This is what we now call the concept of the “eternal recurrence”, and it asks the key question – if you had to live your life over and over again, would it be a blessing or a curse? It is a very personal question, and one that is probably not easy to answer out loud. As Nietzsche points out, some of us would be overjoyed and others of us would look back over our past and despair. But it asks more than this; it asks us not to regret. To look back on our pasts, and to contemplate what they could have been is fruitless, they cannot change and will never change. If we were to live again and again, they would be the same, they would be set in stone – every large and small tragedy, every large and small joy.
But here is where the sting is; would you change what you did now? Tomorrow? Would you act differently in the future, knowing that you had to live these moments over and over again? What would you do differently, how would you evaluate your life? Nietzsche doesn’t tell us what to do, but he offers us this little allegory, this little tale, which I think if one thinks about hard enough can entirely change one’s perspective on every decision one makes.

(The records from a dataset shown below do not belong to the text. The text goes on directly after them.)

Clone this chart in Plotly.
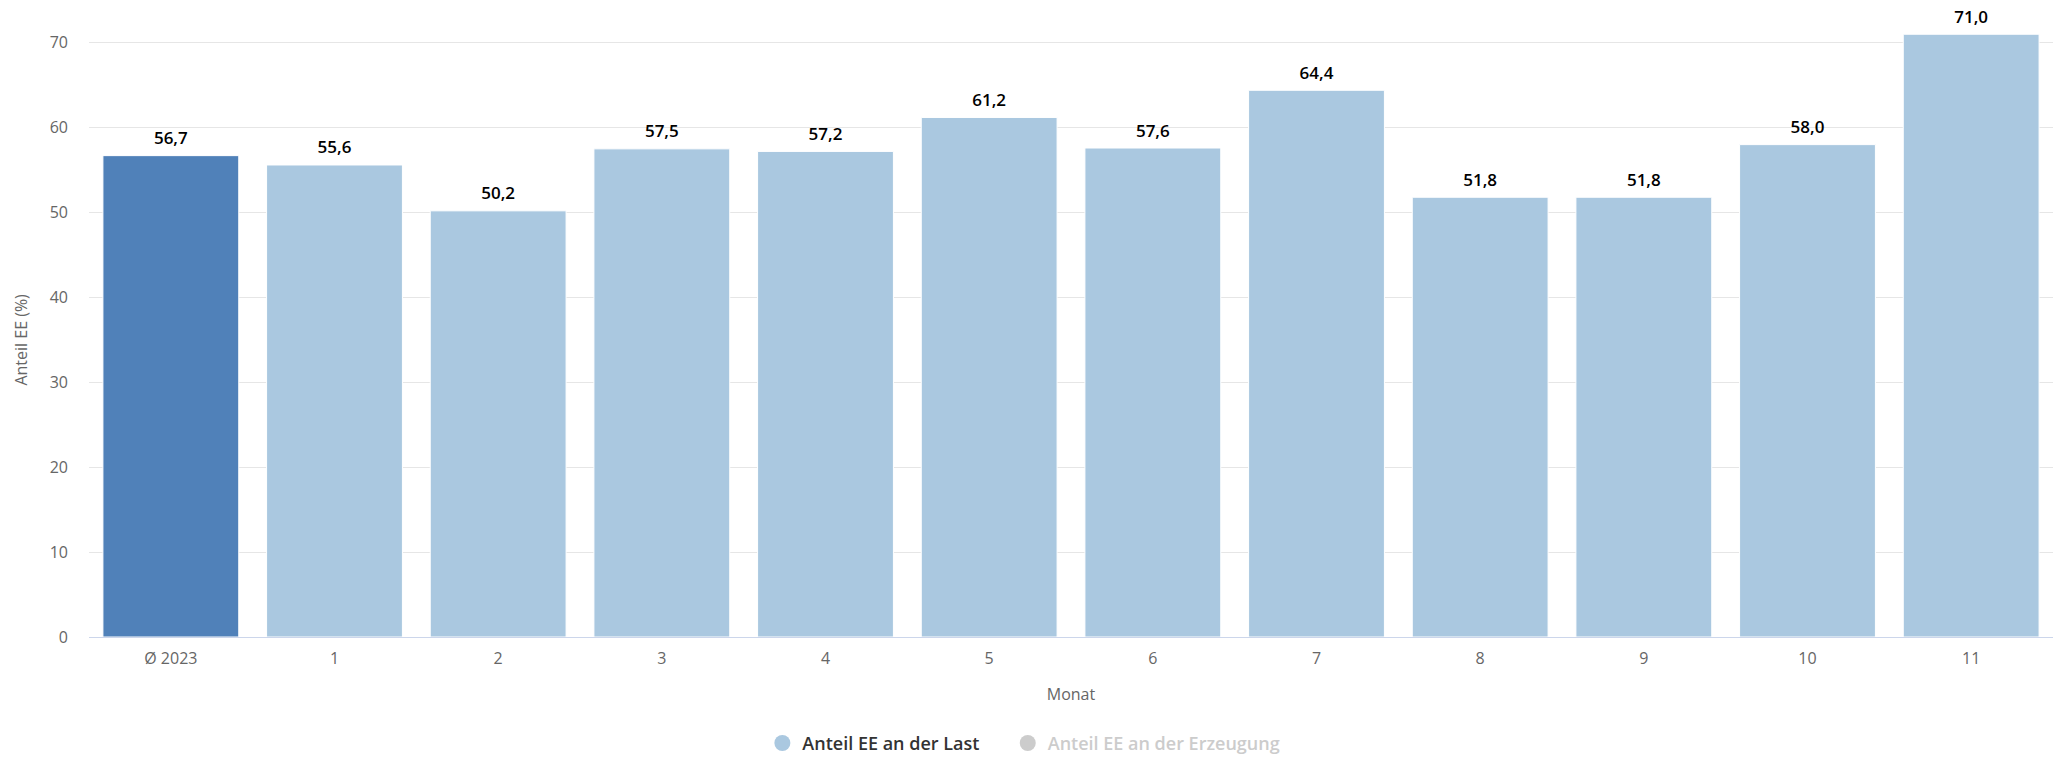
import plotly.graph_objects as go

categories = ["Ø 2023", "1", "2", "3", "4", "5", "6", "7", "8", "9", "10", "11"]
values = [56.7, 55.6, 50.2, 57.5, 57.2, 61.2, 57.6, 64.4, 51.8, 51.8, 58.0, 71.0]
bar_colors = ["#5081b9"] + ["#aac8e0"] * 11
y_ticks = [0, 10, 20, 30, 40, 50, 60, 70]
series_names = ["Anteil EE an der Last", "Anteil EE an der Erzeugung"]

FONT = "Open Sans"
NB = "&nbsp;" * 5

fig = go.Figure()
fig.add_trace(go.Bar(
    x=categories, y=values,
    marker=dict(color=bar_colors, line=dict(color="#ffffff", width=1)),
    showlegend=False, hoverinfo="x+y",
))
# data labels above bars
fig.add_trace(go.Scatter(
    x=categories, y=values, mode="markers+text",
    marker=dict(size=10, opacity=0),
    texttemplate="%{y:.1f}", textposition="top center", cliponaxis=False,
    textfont=dict(family=FONT, size=17, color="#000000", weight=600),
    showlegend=False, hoverinfo="skip",
))
fig.add_trace(go.Scatter(
    x=[None], y=[None], mode="markers", name=series_names[0] + NB,
    marker=dict(symbol="circle", size=18, color="#aac8e0"),
))
fig.add_trace(go.Scatter(
    x=[None], y=[None], mode="markers",
    name='<span style="color:#cccccc">' + series_names[1] + '</span>',
    marker=dict(symbol="circle", size=18, color="#cccccc"),
))

fig.add_annotation(
    text="Anteil EE (%)", textangle=-90, showarrow=False,
    xref="paper", yref="paper", x=-0.0346, y=0.49,
    xanchor="center", yanchor="middle",
    font=dict(family=FONT, size=16, color="#666666"),
)

fig.update_layout(
    width=2058, height=760,
    margin=dict(l=89, r=5, t=30, b=123),
    plot_bgcolor="#ffffff", paper_bgcolor="#ffffff",
    separators=",.",
    bargap=0.17,
    font=dict(family=FONT, size=16, color="#666666"),
    legend=dict(
        orientation="h", x=0.476, xanchor="center",
        yref="container", y=0.022, yanchor="middle",
        font=dict(family=FONT, size=18, color="#333333", weight=600),
        itemwidth=30, tracegroupgap=0,
    ),
    xaxis=dict(
        type="category", range=[-0.5, len(categories) - 0.5],
        showline=True, linecolor="#ccd6eb", linewidth=1,
        ticks="", tickfont=dict(size=16, color="#666666"),
        ticklabelstandoff=7,
        title=dict(text="Monat", font=dict(size=16, color="#666666"), standoff=20),
    ),
    yaxis=dict(
        range=[0, 71.5], tickvals=y_ticks,
        showgrid=True, gridcolor="#e6e6e6", gridwidth=1,
        zeroline=False, ticks="", automargin=False,
        tickfont=dict(size=16, color="#666666"),
        ticklabelstandoff=20,
    ),
)

fig.write_html("out.html", config={"displayModeBar": False},
               post_script="document.body.style.margin='0px';")
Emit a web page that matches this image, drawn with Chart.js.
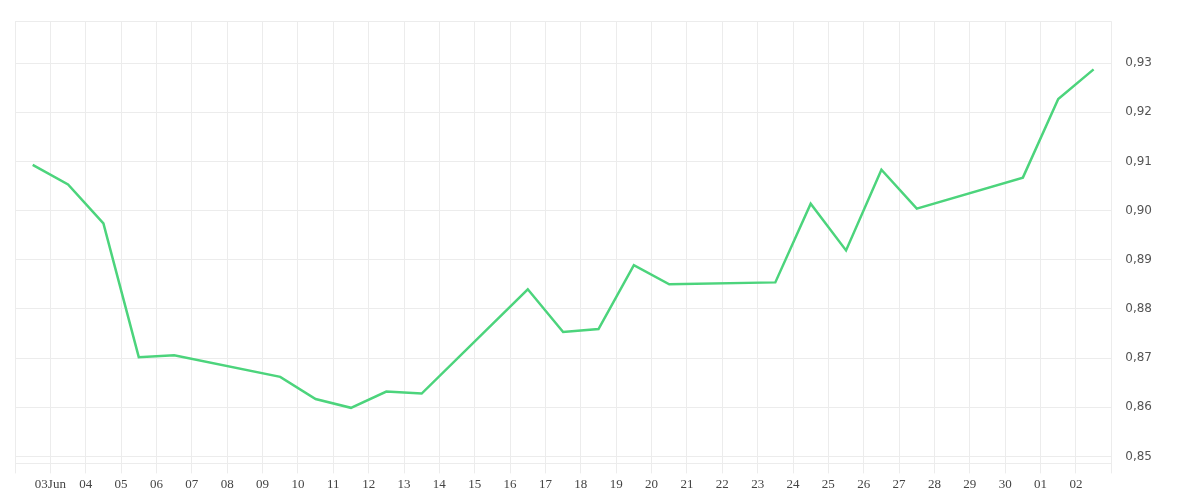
<!DOCTYPE html>
<html><head><meta charset="utf-8">
<script src="https://cdn.jsdelivr.net/npm/chart.js@4"></script>
<style>html,body{margin:0;background:#fff}#w{width:1200px;height:500px}</style>
</head><body><div id="w"><canvas id="c"></canvas></div>
<script>
const dayLabels=["03Jun","04","05","06","07","08","09","10","11","12","13","14","15","16","17","18","19","20","21","22","23","24","25","26","27","28","29","30","01","02"];
const pointDays=[-0.5,0.5,1.5,2.5,3.5,6.5,7.5,8.5,9.5,10.5,13.5,14.5,15.5,16.5,17.5,20.5,21.5,22.5,23.5,24.5,27.5,28.5,29.5];
const values=[0.9093,0.9053,0.8974,0.8702,0.8706,0.8662,0.8617,0.8599,0.8632,0.8628,0.8840,0.8753,0.8759,0.8889,0.8850,0.8854,0.9014,0.8919,0.9083,0.9004,0.9067,0.9227,0.9287];
const yTicks=[0.85,0.86,0.87,0.88,0.89,0.90,0.91,0.92,0.93];
const xfont={family:"'Liberation Serif', serif",size:13};
const yfont={family:"'DejaVu Sans', sans-serif",size:12};
new Chart(document.getElementById('c'),{
type:'line',
data:{datasets:[{data:pointDays.map((d,i)=>({x:d,y:values[i]})),borderColor:'#4cd47c',borderWidth:2.5,pointRadius:0,tension:0,fill:false}]},
options:{responsive:true,maintainAspectRatio:false,animation:false,
layout:{padding:{left:15,right:34,top:4,bottom:5}},
plugins:{legend:{display:false},tooltip:{enabled:false}},
scales:{
x:{type:'linear',min:-1,max:30,afterBuildTicks:a=>{a.ticks=[];for(let i=-1;i<=30;i++)a.ticks.push({value:i});},
ticks:{autoSkip:false,maxRotation:0,color:'#444',font:xfont,callback:v=>(v>=0&&v<dayLabels.length)?dayLabels[v]:''},
grid:{color:'#ececec',tickLength:10},border:{color:'#ececec'}},
y:{position:'right',min:0.8486,max:0.9385,
afterBuildTicks:a=>{a.ticks=[{value:0.8486}].concat(yTicks.map(v=>({value:v})),[{value:0.9385}]);},
ticks:{color:'#555',font:yfont,padding:14,callback:v=>yTicks.some(t=>Math.abs(t-v)<1e-9)?v.toFixed(2).replace('.',','):''},
grid:{color:'#ececec',tickLength:0},border:{display:false}}
}}});
</script></body></html>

There are other problems with this allegory. Consider me for example, say I wished to live my life over and over again. Now the greatest part of my life are my philosophical studies, and my research. Now I write about, among other things, the Nazi regime and the Holocaust. If I wish to live my life over and over again, without change, am I wishing to sentence six million Jews to death over and over again? I think that it is a tough question, it doesn’t have an easy answer – there is one sense in which I am not at all responsible for what happened, the past is the past, and Nietzsche feels I should not regret or rue it – because that is what a weaker character would do – but it embrace it. And yet, and yet… some elements of the past, some things, are just too much to embrace and too much to swallow, and here we come to the danger of Nietzsche’s philosophy. It is gloriously amoral, it delights in moving beyond good and evil, and it delights in overcoming petty moral prejudices; in struggling and gaining power in order to become greater individuals, to become works of art, to resemble the great figures of history. But it does so mercilessly, pitilessly – and Nietzsche scorns pity as a weak sentiment the herd tries to engender in us to control us – it is a philosophy at all costs.
This is the radical trouble of Nietzschean individualism. Whereas the Romantic individual is beholden to no one, simply a flaneuropen to experiencing the world, the Nietzschean individual is burdened with the impossible lightness of being. A phrase that reflects the crushing nature of a modern moral and ethical burden (Simon Critchley calls it ‘infinately demanding’). Think again of Jonas’ choice; in crossing that threshold he returns the burden of Nietzschean individualism, and the reckoning or accounting that they must come to with that impossible burden.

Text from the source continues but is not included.